Die Antwort gab der SPD-Stadtrat Hans Pfeifer. „In Dürrlewang gibt es heute eine Reihe objektiver Probleme“, sagte er, und nannte an erster Stelle die fehlende Nahversorgung. Er erinnerte daran, dass der Discounter Lidl Interesse an dem Grundstück hat, wo sich einst der Nah und Gut befand und er versprach, dass es dort bald wieder einen Lebensmittelladen geben werde. „Aber wir wollen nicht die typische Lidl-Kiste“, sagte Pfeifer. Stattdessen sei ein zweistöckiges Gebäude vorgesehen, mit einem Supermarkt im Erdgeschoss und Wohnungen im Obergeschoss.

Noch keine große Einigkeit

Diese Pläne waren für die Dürrlewanger nicht neu. Doch wie lang es noch dauern werde, bis man in Dürrlewang wieder einkaufen gehen könne, wollte eine Zuhörerin wissen. „Stand heute, mindestens noch zwei Jahre. Alles andere ist Illusion“, antwortete Pfeifer. Der neue Bebauungsplan werde im Herbst fertig sein. Doch zwischen den verschiedenen Grundstückseigentümern herrsche bislang noch „keine große Einigkeit“, sagte der SPD-Stadtrat.

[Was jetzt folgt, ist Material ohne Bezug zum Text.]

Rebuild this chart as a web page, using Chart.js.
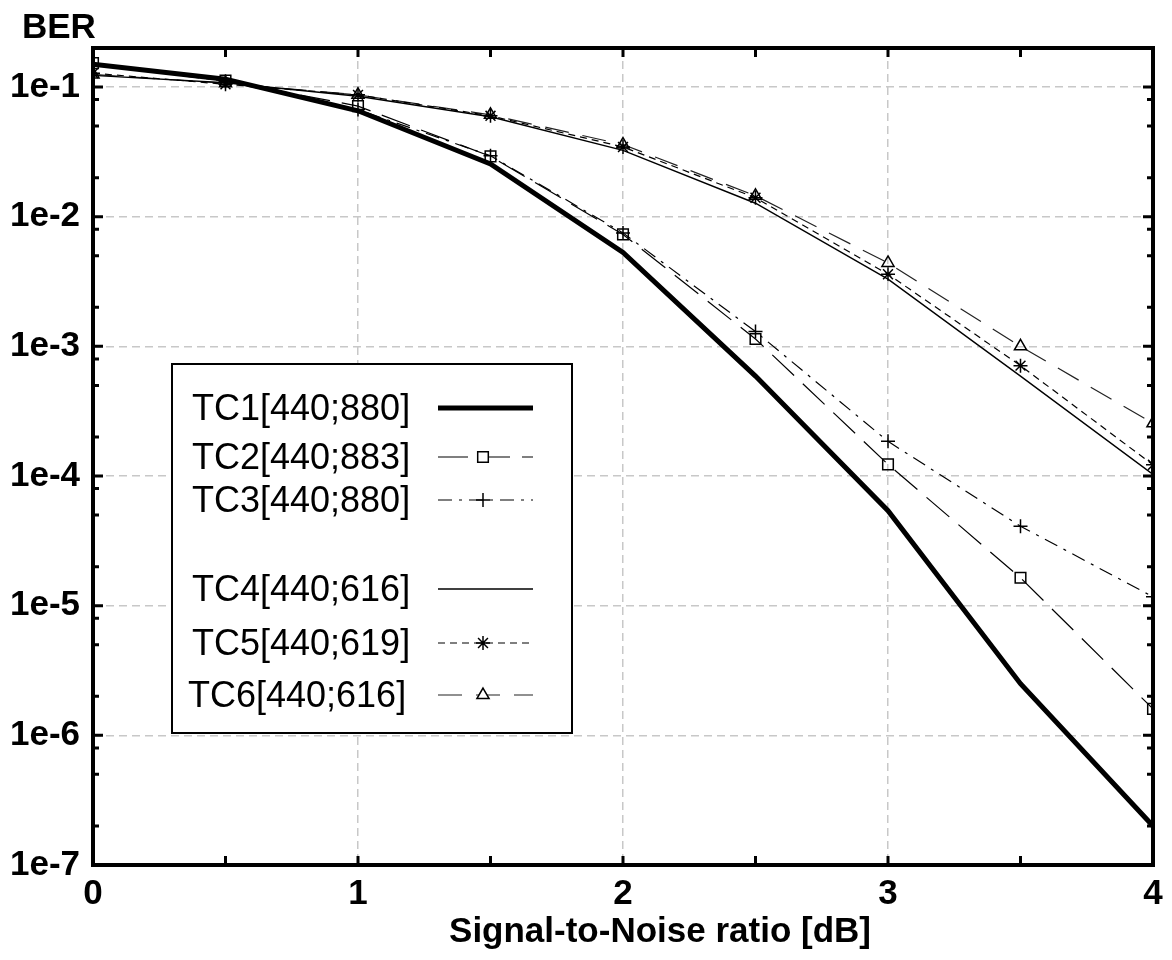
<!DOCTYPE html>
<html lang="en">
<head>
<meta charset="UTF-8">
<title>BER vs Signal-to-Noise ratio</title>
<script src="https://cdn.jsdelivr.net/npm/chart.js"></script>
<style>
  html, body { margin: 0; padding: 0; background: #fff; }
  #wrap { width: 1172px; height: 960px; }
</style>
</head>
<body>
<div id="wrap"><canvas id="berChart" width="1172" height="960"></canvas></div>
<script>
// SNR points (dB)
const snr = [0, 0.5, 1, 1.5, 2, 2.5, 3, 3.5, 4];

// BER values
const tc1 = [0.150, 0.115, 0.0656, 0.0255, 0.0053, 5.9e-4, 5.4e-5, 2.5e-6, 2.0e-7];
const tc2 = [0.153, 0.112, 0.0713, 0.0292, 0.0073, 1.14e-3, 1.23e-4, 1.64e-5, 1.6e-6];
const tc3 = [0.149, 0.111, 0.067, 0.0295, 0.0075, 1.3e-3, 1.85e-4, 4.1e-5, 1.17e-5];
const tc4 = [0.123, 0.108, 0.085, 0.059, 0.0325, 0.0127, 0.0033, 5.9e-4, 1.03e-4];
const tc5 = [0.128, 0.105, 0.087, 0.060, 0.0345, 0.0140, 0.0036, 7.1e-4, 1.22e-4];
const tc6 = [0.125, 0.107, 0.087, 0.061, 0.036, 0.0145, 0.0044, 1.0e-3, 2.55e-4];

const seriesNames = ['TC1[440;880]', 'TC2[440;883]', 'TC3[440;880]',
                     'TC4[440;616]', 'TC5[440;619]', 'TC6[440;616]'];

// axis ticks
const xTicks = [0, 1, 2, 3, 4];
const xTickLabels = ['0', '1', '2', '3', '4'];
const xMinorTicks = [0.5, 1.5, 2.5, 3.5];
const yTicks = [1e-7, 1e-6, 1e-5, 1e-4, 1e-3, 1e-2, 1e-1];
const yTickLabels = ['1e-7', '1e-6', '1e-5', '1e-4', '1e-3', '1e-2', '1e-1'];
const yMinorFactors = [2, 5, 8];

const BOLD = '"Liberation Sans", Arial, Helvetica, sans-serif';

function pts(arr) {
    return snr.map((x, i) => ({ x: x, y: arr[i] }));
}

const datasets = [
    { label: seriesNames[0], data: pts(tc1), borderColor: '#000', borderWidth: 5,
      borderDash: [], pointRadius: 0, pointStyle: false },
    { label: seriesNames[1], data: pts(tc2), borderColor: '#000', borderWidth: 1.2,
      borderDash: [30, 12], pointRadius: 7.5, pointStyle: 'rect' },
    { label: seriesNames[2], data: pts(tc3), borderColor: '#000', borderWidth: 1.2,
      borderDash: [14, 7, 3, 7], pointRadius: 7, pointStyle: 'cross' },
    { label: seriesNames[3], data: pts(tc4), borderColor: '#000', borderWidth: 1.4,
      borderDash: [], pointRadius: 0, pointStyle: false },
    { label: seriesNames[4], data: pts(tc5), borderColor: '#000', borderWidth: 1.2,
      borderDash: [7, 5], pointRadius: 7, pointStyle: 'star' },
    { label: seriesNames[5], data: pts(tc6), borderColor: '#222', borderWidth: 1.2,
      borderDash: [24, 14], pointRadius: 7, pointStyle: 'triangle' }
];
datasets.forEach(d => {
    d.fill = false;
    d.tension = 0;
    d.pointBorderColor = '#000';
    d.pointBackgroundColor = 'rgba(0,0,0,0)';
    d.pointBorderWidth = 1.5;
});

// frame, inward ticks, legend and the free labels
const framePlugin = {
    id: 'frame',
    afterDraw(chart) {
        const ctx = chart.ctx;
        const a = chart.chartArea;
        const xs = chart.scales.x, ys = chart.scales.y;
        ctx.save();

        // ticks
        ctx.strokeStyle = '#000';
        ctx.lineCap = 'butt';
        ctx.lineWidth = 3;
        const xt = xTicks.concat(xMinorTicks);
        xt.forEach(v => {
            const px = xs.getPixelForValue(v);
            ctx.beginPath();
            ctx.moveTo(px, a.bottom); ctx.lineTo(px, a.bottom - 9);
            ctx.moveTo(px, a.top); ctx.lineTo(px, a.top + 9);
            ctx.stroke();
        });
        yTicks.forEach(v => {
            const py = ys.getPixelForValue(v);
            ctx.beginPath();
            ctx.moveTo(a.left, py); ctx.lineTo(a.left + 10, py);
            ctx.moveTo(a.right, py); ctx.lineTo(a.right - 10, py);
            ctx.stroke();
        });
        yTicks.forEach(d => {
            yMinorFactors.forEach(f => {
                const v = d * f;
                if (v > ys.max * 0.999) return;
                const py = ys.getPixelForValue(v);
                ctx.beginPath();
                ctx.moveTo(a.left, py); ctx.lineTo(a.left + 6, py);
                ctx.moveTo(a.right, py); ctx.lineTo(a.right - 6, py);
                ctx.stroke();
            });
        });

        // frame
        ctx.lineWidth = 4;
        ctx.strokeRect(a.left, a.top, a.right - a.left, a.bottom - a.top);

        // legend
        ctx.fillStyle = '#fff';
        ctx.fillRect(172, 364, 400, 369);
        ctx.lineWidth = 2;
        ctx.strokeRect(172, 364, 400, 369);
        const rows = [408, 457, 500, 589, 643, 695];
        ctx.font = '36px ' + BOLD;
        ctx.textBaseline = 'middle';
        ctx.textAlign = 'left';
        chart.data.datasets.forEach((ds, i) => {
            const y = rows[i];
            ctx.fillStyle = '#000';
            ctx.fillText(ds.label, i === 5 ? 188 : 192, y + 2);
            ctx.strokeStyle = ds.borderColor;
            ctx.lineWidth = ds.borderWidth;
            ctx.setLineDash(ds.borderDash);
            ctx.beginPath();
            ctx.moveTo(438, y); ctx.lineTo(533, y);
            ctx.stroke();
            ctx.setLineDash([]);
            if (ds.pointStyle) {
                ctx.strokeStyle = '#000';
                ctx.lineWidth = ds.pointBorderWidth;
                ctx.fillStyle = '#fff';
                Chart.helpers.drawPoint(ctx, {
                    pointStyle: ds.pointStyle, radius: ds.pointRadius,
                    rotation: 0, borderWidth: ds.pointBorderWidth
                }, 483, y);
            }
        });

        // y title and x title
        ctx.fillStyle = '#000';
        ctx.font = 'bold 35px ' + BOLD;
        ctx.textBaseline = 'alphabetic';
        ctx.textAlign = 'left';
        ctx.fillText('BER', 22, 38);
        ctx.textAlign = 'center';
        ctx.textBaseline = 'middle';
        ctx.fillText('Signal-to-Noise ratio [dB]', 660, 932);
        ctx.restore();
    }
};

new Chart(document.getElementById('berChart'), {
    type: 'line',
    data: { datasets: datasets },
    options: {
        responsive: false,
        animation: false,
        layout: { padding: { top: 48, right: 19, left: 0, bottom: 0 } },
        plugins: {
            legend: { display: false },
            tooltip: { enabled: false }
        },
        scales: {
            x: {
                type: 'linear',
                min: 0,
                max: 4,
                afterBuildTicks: s => { s.ticks = xTicks.map(v => ({ value: v })); },
                afterFit: s => { s.height = 95; },
                grid: { color: '#c8c8c8', lineWidth: 1.5, drawTicks: false },
                border: { display: false, dash: [8, 5] },
                ticks: {
                    color: '#000',
                    padding: 8,
                    maxRotation: 0,
                    font: { family: BOLD, size: 35, weight: 'bold' },
                    callback: (v, i) => xTickLabels[i]
                }
            },
            y: {
                type: 'logarithmic',
                min: 1e-7,
                max: 0.2,
                afterBuildTicks: s => { s.ticks = yTicks.map(v => ({ value: v })); },
                afterFit: s => { s.width = 93; },
                grid: { color: '#c8c8c8', lineWidth: 1.5, drawTicks: false },
                border: { display: false, dash: [8, 5] },
                ticks: {
                    color: '#000',
                    padding: 13,
                    font: { family: BOLD, size: 35, weight: 'bold' },
                    callback: (v, i) => yTickLabels[i]
                }
            }
        }
    },
    plugins: [framePlugin]
});
</script>
</body>
</html>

Die bestehenden Läden müssen auch genutzt werden

„Gibt es denn die Möglichkeit, bis dahin was zu tun? Könnte die Stadt ein paar Marktbeschicker gewinnen, die wenigstens einmal in der Woche ihre Waren anbieten?“, fragte ein Mann aus dem Publikum. „Das wird gerade geprüft“, entgegnete Pfeifer. Eine andere Möglichkeit sei ein Laden auf Rädern, der die Menschen zu Hause beliefere. Hans Pfeifer gab den Dürrlewangern noch mit auf den Weg, dass sie die bestehenden Läden in ihrem Stadtteil sowie einen künftigen Lidl auch nutzen müssen. „Anders kann kein Geschäft überleben“, sagte der SPD-Mann.

Klaus Trott, SPD-Bezirksbeirat und selbst überzeugter Dürrlewanger, erinnerte noch daran, dass jeder einzelne seinen Stadtteil mitgestalten könne. So werde es im Vorfeld des neuen Förderprogramms eine Befragung unter den Bewohnern geben, um herauszufinden, wo der Schuh drückt. „Nutzen Sie diese Chance und füllen Sie den Fragebogen aus“, forderte Trott.